#### Directive:
Transcribe the listing exactly, leaving out every picture.

#### Given material:
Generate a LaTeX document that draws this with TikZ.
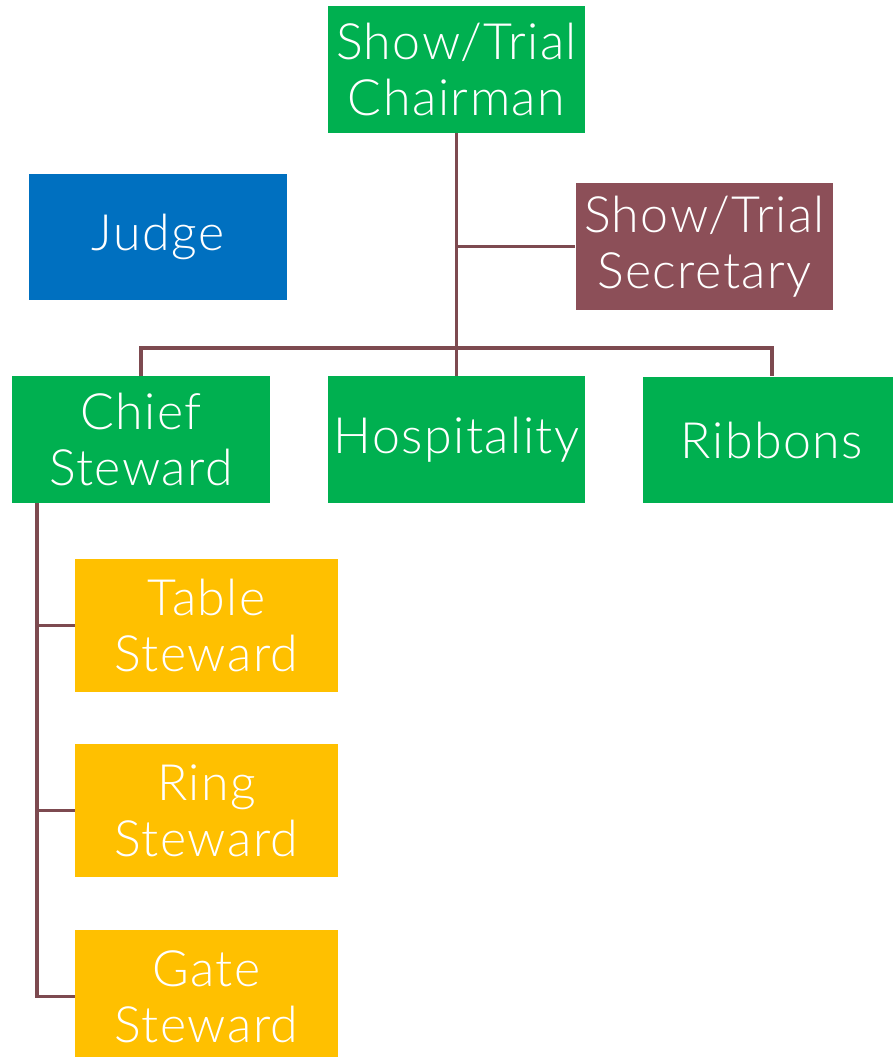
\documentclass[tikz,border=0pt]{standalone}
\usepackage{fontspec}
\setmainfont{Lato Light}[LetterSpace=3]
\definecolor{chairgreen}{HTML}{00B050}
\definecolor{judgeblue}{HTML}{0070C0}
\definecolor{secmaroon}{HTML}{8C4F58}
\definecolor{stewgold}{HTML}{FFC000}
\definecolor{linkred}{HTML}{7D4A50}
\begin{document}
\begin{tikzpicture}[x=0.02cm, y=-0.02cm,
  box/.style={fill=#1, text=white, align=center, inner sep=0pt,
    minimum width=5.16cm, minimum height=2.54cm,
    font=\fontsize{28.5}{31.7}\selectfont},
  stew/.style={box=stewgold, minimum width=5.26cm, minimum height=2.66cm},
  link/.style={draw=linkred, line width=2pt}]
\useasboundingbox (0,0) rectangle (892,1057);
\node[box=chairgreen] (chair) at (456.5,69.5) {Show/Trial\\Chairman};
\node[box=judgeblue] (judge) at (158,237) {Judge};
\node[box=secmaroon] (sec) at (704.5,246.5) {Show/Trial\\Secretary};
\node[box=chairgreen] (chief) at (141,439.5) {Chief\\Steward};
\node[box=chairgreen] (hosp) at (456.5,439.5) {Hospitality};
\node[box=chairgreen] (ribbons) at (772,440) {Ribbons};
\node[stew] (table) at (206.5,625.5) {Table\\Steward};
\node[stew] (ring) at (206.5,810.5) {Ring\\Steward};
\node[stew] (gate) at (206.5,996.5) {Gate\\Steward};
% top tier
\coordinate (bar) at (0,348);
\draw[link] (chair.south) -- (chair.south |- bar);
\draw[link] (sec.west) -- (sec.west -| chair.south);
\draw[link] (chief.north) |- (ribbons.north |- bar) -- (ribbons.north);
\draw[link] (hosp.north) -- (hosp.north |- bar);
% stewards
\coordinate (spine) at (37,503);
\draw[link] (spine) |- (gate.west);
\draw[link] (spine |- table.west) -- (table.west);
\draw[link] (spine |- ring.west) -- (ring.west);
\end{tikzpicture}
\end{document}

#### Exercise solution:
Generate a LaTeX document that draws this with TikZ.
\documentclass[tikz,border=0pt]{standalone}
\usepackage{fontspec}
\setmainfont{Lato Light}[LetterSpace=3]
\definecolor{chairgreen}{HTML}{00B050}
\definecolor{judgeblue}{HTML}{0070C0}
\definecolor{secmaroon}{HTML}{8C4F58}
\definecolor{stewgold}{HTML}{FFC000}
\definecolor{linkred}{HTML}{7D4A50}
\begin{document}
\begin{tikzpicture}[x=0.02cm, y=-0.02cm,
  box/.style={fill=#1, text=white, align=center, inner sep=0pt,
    minimum width=5.16cm, minimum height=2.54cm,
    font=\fontsize{28.5}{31.7}\selectfont},
  stew/.style={box=stewgold, minimum width=5.26cm, minimum height=2.66cm},
  link/.style={draw=linkred, line width=2pt}]
\useasboundingbox (0,0) rectangle (892,1057);
\node[box=chairgreen] (chair) at (456.5,69.5) {Show/Trial\\Chairman};
\node[box=judgeblue] (judge) at (158,237) {Judge};
\node[box=secmaroon] (sec) at (704.5,246.5) {Show/Trial\\Secretary};
\node[box=chairgreen] (chief) at (141,439.5) {Chief\\Steward};
\node[box=chairgreen] (hosp) at (456.5,439.5) {Hospitality};
\node[box=chairgreen] (ribbons) at (772,440) {Ribbons};
\node[stew] (table) at (206.5,625.5) {Table\\Steward};
\node[stew] (ring) at (206.5,810.5) {Ring\\Steward};
\node[stew] (gate) at (206.5,996.5) {Gate\\Steward};
% top tier
\coordinate (bar) at (0,348);
\draw[link] (chair.south) -- (chair.south |- bar);
\draw[link] (sec.west) -- (sec.west -| chair.south);
\draw[link] (chief.north) |- (ribbons.north |- bar) -- (ribbons.north);
\draw[link] (hosp.north) -- (hosp.north |- bar);
% stewards
\coordinate (spine) at (37,503);
\draw[link] (spine) |- (gate.west);
\draw[link] (spine |- table.west) -- (table.west);
\draw[link] (spine |- ring.west) -- (ring.west);
\end{tikzpicture}
\end{document}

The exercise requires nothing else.